▼

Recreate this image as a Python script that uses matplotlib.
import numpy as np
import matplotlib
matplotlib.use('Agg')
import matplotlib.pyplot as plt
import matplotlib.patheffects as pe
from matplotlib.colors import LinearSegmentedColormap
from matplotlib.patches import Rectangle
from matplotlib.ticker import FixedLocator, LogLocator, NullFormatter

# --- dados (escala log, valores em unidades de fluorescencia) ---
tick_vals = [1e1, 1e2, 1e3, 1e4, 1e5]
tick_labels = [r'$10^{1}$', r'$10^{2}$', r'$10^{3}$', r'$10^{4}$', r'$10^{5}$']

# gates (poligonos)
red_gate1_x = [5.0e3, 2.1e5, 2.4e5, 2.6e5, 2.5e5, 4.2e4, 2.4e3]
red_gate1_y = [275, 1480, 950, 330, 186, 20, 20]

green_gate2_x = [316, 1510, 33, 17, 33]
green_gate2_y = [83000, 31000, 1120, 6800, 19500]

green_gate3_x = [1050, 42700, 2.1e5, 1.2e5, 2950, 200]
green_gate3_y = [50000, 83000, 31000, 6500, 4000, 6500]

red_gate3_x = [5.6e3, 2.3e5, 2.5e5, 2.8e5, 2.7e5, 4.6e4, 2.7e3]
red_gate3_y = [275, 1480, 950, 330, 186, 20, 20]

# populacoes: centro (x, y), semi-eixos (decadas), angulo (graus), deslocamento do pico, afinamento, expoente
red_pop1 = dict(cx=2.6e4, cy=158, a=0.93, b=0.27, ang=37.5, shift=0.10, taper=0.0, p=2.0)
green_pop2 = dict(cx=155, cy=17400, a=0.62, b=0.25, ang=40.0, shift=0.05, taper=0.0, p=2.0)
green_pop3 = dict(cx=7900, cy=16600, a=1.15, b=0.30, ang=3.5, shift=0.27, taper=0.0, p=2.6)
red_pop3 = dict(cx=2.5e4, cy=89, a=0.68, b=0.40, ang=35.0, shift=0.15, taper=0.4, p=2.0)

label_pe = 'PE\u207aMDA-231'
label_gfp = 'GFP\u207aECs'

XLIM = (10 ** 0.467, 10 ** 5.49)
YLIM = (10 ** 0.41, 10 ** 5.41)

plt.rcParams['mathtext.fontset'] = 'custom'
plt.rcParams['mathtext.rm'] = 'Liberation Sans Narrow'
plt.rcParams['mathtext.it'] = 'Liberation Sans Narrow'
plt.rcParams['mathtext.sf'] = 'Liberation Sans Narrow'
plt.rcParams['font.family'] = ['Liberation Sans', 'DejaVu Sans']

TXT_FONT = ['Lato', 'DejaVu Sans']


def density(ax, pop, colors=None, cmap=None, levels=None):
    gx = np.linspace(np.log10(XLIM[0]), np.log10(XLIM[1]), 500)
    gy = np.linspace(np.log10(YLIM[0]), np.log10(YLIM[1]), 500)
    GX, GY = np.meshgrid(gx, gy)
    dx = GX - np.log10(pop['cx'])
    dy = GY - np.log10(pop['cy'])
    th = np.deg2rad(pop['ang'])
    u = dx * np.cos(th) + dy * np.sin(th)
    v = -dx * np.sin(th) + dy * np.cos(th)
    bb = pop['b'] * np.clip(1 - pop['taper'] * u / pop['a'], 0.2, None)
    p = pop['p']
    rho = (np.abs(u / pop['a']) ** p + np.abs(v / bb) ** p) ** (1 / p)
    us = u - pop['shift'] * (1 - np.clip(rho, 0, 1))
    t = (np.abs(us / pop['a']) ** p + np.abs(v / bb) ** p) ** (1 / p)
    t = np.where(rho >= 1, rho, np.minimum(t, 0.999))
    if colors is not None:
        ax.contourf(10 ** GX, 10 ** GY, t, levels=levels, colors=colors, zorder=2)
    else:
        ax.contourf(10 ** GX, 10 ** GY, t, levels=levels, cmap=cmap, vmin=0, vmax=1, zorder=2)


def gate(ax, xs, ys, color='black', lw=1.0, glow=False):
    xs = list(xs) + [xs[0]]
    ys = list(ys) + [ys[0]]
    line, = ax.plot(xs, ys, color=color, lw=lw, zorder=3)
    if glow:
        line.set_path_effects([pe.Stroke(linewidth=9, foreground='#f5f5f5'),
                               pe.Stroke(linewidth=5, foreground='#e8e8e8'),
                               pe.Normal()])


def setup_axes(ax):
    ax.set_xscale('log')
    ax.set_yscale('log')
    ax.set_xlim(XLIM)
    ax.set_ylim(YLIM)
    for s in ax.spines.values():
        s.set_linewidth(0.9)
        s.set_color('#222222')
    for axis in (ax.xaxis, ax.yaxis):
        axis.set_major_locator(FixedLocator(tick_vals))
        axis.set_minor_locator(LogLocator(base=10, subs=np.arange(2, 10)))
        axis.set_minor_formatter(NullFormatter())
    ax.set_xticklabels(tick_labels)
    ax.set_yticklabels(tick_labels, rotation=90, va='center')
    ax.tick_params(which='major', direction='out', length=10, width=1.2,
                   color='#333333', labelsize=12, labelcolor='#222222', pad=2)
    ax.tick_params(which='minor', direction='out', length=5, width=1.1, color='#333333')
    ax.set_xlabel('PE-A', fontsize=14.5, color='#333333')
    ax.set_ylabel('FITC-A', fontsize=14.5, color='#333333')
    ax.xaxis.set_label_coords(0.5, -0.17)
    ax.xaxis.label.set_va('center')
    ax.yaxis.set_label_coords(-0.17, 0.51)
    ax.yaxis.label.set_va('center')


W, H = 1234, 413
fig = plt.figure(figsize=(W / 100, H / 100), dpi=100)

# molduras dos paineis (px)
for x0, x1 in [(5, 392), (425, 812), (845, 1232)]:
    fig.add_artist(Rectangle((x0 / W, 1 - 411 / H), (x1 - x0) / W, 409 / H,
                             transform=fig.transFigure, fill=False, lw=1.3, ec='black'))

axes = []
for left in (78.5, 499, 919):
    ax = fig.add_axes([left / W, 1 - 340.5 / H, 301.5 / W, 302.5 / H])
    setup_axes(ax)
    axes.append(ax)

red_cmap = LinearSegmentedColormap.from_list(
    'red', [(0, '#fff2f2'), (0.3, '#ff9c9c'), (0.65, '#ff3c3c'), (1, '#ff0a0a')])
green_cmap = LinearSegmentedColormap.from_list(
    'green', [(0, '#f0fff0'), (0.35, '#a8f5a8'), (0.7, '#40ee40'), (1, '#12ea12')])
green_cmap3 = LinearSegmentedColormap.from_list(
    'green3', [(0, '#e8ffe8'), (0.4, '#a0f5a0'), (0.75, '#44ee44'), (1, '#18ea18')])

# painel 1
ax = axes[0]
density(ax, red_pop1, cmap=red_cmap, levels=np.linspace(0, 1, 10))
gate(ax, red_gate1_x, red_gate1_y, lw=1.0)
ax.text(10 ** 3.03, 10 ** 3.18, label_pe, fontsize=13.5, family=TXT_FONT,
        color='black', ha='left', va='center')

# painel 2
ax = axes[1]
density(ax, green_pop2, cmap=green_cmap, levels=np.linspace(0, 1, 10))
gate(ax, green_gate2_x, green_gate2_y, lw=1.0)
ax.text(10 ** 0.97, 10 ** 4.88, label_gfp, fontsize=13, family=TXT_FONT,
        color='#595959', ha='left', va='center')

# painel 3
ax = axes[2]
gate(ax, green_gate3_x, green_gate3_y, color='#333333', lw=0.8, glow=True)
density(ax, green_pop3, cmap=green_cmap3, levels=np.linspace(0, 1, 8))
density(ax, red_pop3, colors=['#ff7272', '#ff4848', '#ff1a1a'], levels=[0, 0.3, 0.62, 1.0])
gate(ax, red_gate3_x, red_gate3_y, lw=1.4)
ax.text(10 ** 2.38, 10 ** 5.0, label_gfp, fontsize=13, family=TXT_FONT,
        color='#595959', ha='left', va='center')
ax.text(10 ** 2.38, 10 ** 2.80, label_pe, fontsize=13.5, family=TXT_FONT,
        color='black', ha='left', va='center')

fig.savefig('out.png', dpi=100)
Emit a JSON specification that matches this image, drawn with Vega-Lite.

▲

= TASK DESCRIPTION =
From the very first line of the data through the line with "YLIM = (10 ** 0.41, 10 ** 5.41)" in it, please reproduce each line exactly and output nothing more.

= ANSWER TO THIS TASK =
Recreate this image as a Python script that uses matplotlib.
import numpy as np
import matplotlib
matplotlib.use('Agg')
import matplotlib.pyplot as plt
import matplotlib.patheffects as pe
from matplotlib.colors import LinearSegmentedColormap
from matplotlib.patches import Rectangle
from matplotlib.ticker import FixedLocator, LogLocator, NullFormatter

# --- dados (escala log, valores em unidades de fluorescencia) ---
tick_vals = [1e1, 1e2, 1e3, 1e4, 1e5]
tick_labels = [r'$10^{1}$', r'$10^{2}$', r'$10^{3}$', r'$10^{4}$', r'$10^{5}$']

# gates (poligonos)
red_gate1_x = [5.0e3, 2.1e5, 2.4e5, 2.6e5, 2.5e5, 4.2e4, 2.4e3]
red_gate1_y = [275, 1480, 950, 330, 186, 20, 20]

green_gate2_x = [316, 1510, 33, 17, 33]
green_gate2_y = [83000, 31000, 1120, 6800, 19500]

green_gate3_x = [1050, 42700, 2.1e5, 1.2e5, 2950, 200]
green_gate3_y = [50000, 83000, 31000, 6500, 4000, 6500]

red_gate3_x = [5.6e3, 2.3e5, 2.5e5, 2.8e5, 2.7e5, 4.6e4, 2.7e3]
red_gate3_y = [275, 1480, 950, 330, 186, 20, 20]

# populacoes: centro (x, y), semi-eixos (decadas), angulo (graus), deslocamento do pico, afinamento, expoente
red_pop1 = dict(cx=2.6e4, cy=158, a=0.93, b=0.27, ang=37.5, shift=0.10, taper=0.0, p=2.0)
green_pop2 = dict(cx=155, cy=17400, a=0.62, b=0.25, ang=40.0, shift=0.05, taper=0.0, p=2.0)
green_pop3 = dict(cx=7900, cy=16600, a=1.15, b=0.30, ang=3.5, shift=0.27, taper=0.0, p=2.6)
red_pop3 = dict(cx=2.5e4, cy=89, a=0.68, b=0.40, ang=35.0, shift=0.15, taper=0.4, p=2.0)

label_pe = 'PE\u207aMDA-231'
label_gfp = 'GFP\u207aECs'

XLIM = (10 ** 0.467, 10 ** 5.49)
YLIM = (10 ** 0.41, 10 ** 5.41)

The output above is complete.